クリストファーは世界一忙しいため、管制室には余程の事情でもない限り来ない。前回、来たのは、このゲームが完成したので視察のためだ。そして今回、技術主任からの報告が本当なら、余程の事情になり得る。
モニター一杯に、海斗たちが映っており、スピーカーモードで会話は筒抜けだった。話を聞いていた限りでは、確かにローブ・オブ・オーダーが生きているのを疑うにたる内容だった。
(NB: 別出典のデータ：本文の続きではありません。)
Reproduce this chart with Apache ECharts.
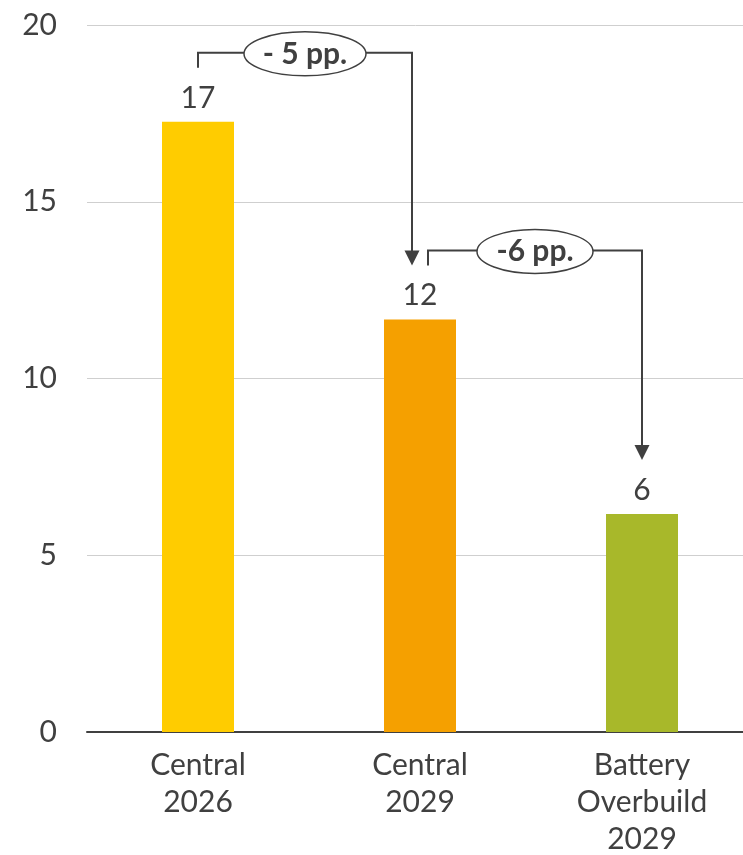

 報告によれば、このゲームは力の使い方や戦い方をインプットするような、親切設計ではない。
 だが、まだ明確な証拠はない。
「奴らの準備が整ったようです。ゲームを始めてもよろしいでしょうか?」
 クラークは慇懃な姿勢で訊いた。王を前にしては、技術主任も自然と緊張してしまう。
 クリストファーはゆっくり頷いた。
 二回目の覚醒ゲームは、前回の評価を元に、バランスの取れたチームを結成させ、チームワークを養わせながら、より力の使い方を洗練させるのが目的だ。モニターには映っていないが、他のチームはそういう状況にある。だが、このチーム――正確には稲置海斗だけは例外にした。報告の真偽を確かめるために。
「ゲームを始める。まずは小手調べにモンスターデータより、ゴブリンを五十体出せ」
「少ない」クリストファーは静かに言った。「百体に増やせ」
「百体出せ」
 力を覚えたばかりの覚醒者では、数の差に押し切られ絶望するところではあるが、本当にローブ・オブ・オーダーが生きているのなら、物の数ではない。
 本当に生きているのか、じっくり見極めさせてもらおう。